The United States teamed up with Saudi Arabia in the 1990s to conceive Takfirism, says former CIA officer Robert Baer in his book.
“After I left the CIA, I found my answer in a batch of Russian intelligence reports that drew a convincingly direct link between the Saudi government and the Chechen rebels. It was not a question of Saudi charity money finding its way to the Chechens,” writes Baer.
In June 1998, he said, forty Chechens were “quietly brought to a secret military camp located seventy-five miles southeast of Riyadh” to undergo military training for four months.

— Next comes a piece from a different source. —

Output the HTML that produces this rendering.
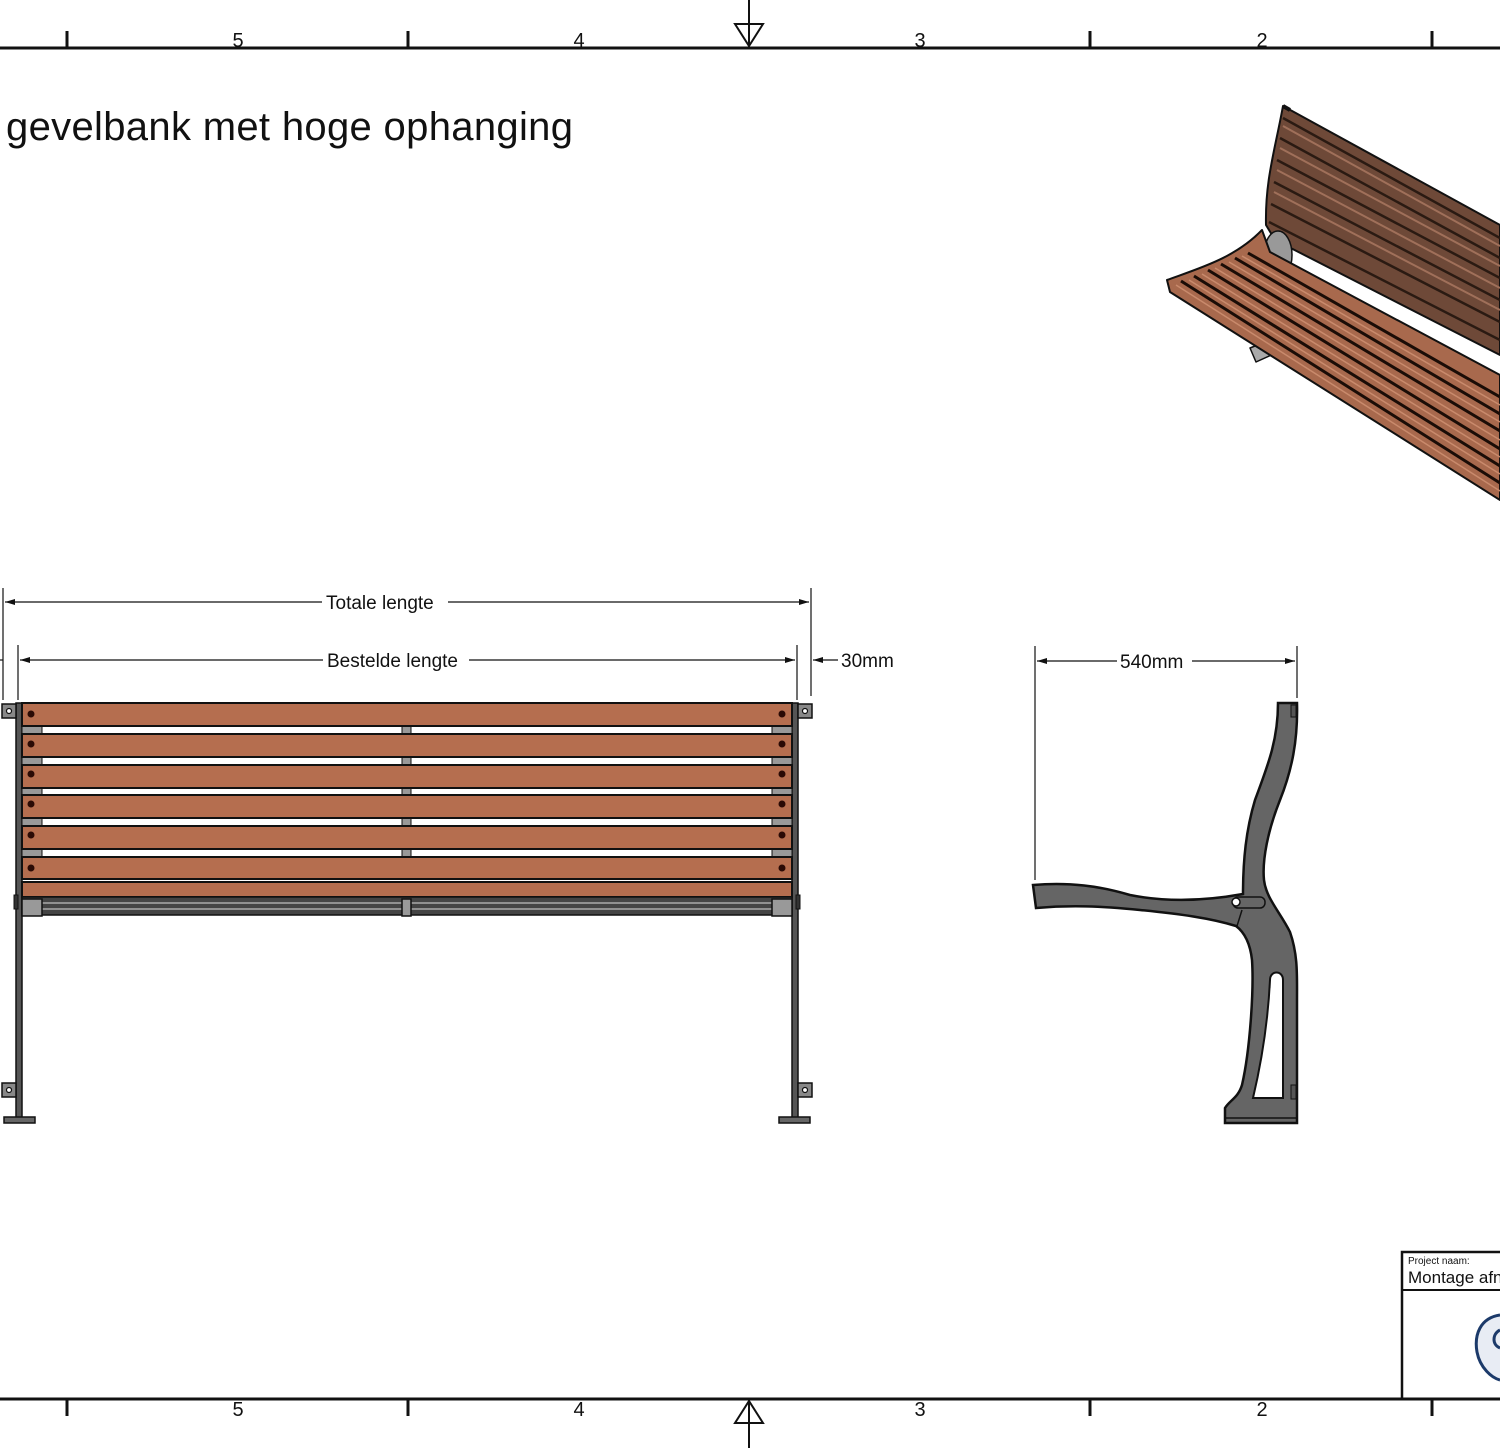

“A lot of time was set aside for indoctrination into Wahhabi Islam. [Prince] Salman, the governor of Riyadh and the full brother of [then Saudi ruler] King Fahd, was the camp’s sponsor,” writes Baer.
Baer, who spent 21 years with the Central Intelligence Agency, said Saudi Arabia was “directly sponsoring terrorism.”

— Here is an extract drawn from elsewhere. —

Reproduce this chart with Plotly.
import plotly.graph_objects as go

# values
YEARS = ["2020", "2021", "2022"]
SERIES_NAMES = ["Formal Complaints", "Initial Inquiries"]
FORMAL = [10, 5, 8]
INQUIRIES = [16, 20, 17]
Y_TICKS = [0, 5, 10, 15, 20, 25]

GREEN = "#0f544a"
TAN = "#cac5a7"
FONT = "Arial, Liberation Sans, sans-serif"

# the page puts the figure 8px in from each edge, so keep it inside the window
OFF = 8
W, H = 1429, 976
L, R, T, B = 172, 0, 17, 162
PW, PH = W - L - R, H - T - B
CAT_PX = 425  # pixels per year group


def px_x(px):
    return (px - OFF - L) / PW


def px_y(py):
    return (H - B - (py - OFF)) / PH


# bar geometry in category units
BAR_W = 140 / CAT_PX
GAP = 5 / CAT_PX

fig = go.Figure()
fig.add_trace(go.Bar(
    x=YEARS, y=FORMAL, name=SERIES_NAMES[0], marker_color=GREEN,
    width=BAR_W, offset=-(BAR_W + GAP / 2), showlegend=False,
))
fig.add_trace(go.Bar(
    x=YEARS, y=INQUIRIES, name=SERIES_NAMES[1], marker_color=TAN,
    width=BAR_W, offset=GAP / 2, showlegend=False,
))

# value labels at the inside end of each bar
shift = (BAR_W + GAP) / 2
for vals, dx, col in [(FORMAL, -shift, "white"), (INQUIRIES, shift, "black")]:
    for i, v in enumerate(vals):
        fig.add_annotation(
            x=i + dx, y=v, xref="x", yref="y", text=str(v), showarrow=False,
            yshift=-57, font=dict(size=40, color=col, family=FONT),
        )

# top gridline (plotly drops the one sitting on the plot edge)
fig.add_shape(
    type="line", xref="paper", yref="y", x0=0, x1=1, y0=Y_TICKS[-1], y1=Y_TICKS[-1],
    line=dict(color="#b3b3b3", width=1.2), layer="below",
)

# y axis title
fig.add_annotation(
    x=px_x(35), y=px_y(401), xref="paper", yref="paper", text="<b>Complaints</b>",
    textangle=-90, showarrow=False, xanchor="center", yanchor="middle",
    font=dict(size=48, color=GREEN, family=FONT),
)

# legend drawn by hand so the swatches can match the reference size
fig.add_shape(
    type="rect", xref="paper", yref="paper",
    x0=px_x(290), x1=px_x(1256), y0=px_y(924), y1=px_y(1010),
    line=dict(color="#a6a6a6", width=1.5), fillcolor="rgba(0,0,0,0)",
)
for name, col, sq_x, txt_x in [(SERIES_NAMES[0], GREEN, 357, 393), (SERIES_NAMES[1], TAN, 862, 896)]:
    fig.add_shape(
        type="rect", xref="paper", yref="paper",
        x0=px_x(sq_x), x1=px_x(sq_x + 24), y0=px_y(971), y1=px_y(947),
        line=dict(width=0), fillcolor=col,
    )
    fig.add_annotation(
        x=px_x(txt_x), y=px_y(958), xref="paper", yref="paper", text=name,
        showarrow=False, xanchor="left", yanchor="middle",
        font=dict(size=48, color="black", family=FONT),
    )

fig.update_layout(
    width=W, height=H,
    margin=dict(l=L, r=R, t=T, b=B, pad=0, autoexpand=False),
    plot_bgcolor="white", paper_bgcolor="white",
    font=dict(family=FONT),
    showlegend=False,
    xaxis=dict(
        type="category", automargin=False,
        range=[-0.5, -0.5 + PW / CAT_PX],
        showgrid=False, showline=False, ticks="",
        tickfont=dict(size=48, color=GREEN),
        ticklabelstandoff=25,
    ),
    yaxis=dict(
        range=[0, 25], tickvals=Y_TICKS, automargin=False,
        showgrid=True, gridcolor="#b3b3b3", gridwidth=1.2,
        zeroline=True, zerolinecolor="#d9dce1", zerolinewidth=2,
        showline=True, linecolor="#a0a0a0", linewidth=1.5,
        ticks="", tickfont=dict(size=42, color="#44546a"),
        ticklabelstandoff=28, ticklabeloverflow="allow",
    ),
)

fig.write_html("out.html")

He noted that the money US pays for crude oil supplied by Saudi Arabia serves terrorist activities.
“For American arms makers, Saudi Arabia is an industry subsector all its own, with its own peculiar rules. We buy oil from Saudi Arabia, refine it, and put it in our automobiles, and a certain small percentage of what we pay for it ends up funding terrorist acts against America and American institutions at home and abroad,” wrote Baer.
He said the center of the global economy is a “kingdom built on thievery, one that nurtures terrorism, destroys any possibility of a middle class based on property rights, and promotes slavery and prostitution.”
Baer makes it clear in the book that the US has ignored Saudi Arabia’s support for terrorist groups like al-Qaeda in a bid to keep business afloat with the oil-rich monarchy.
He referred to the 9/11 attacks in the US, saying the wife of then Saudi Ambassador to the US Prince Bandar bin Sultan had been sending money to the plane hijackers.
“One report sent to the United Nations Security Council indicated that Saudi Arabia transferred half a billion dollars to al-Qaeda in the ten years beginning 1992. Old assumptions are off the table. And the new realities are far from comforting,” wrote Baer.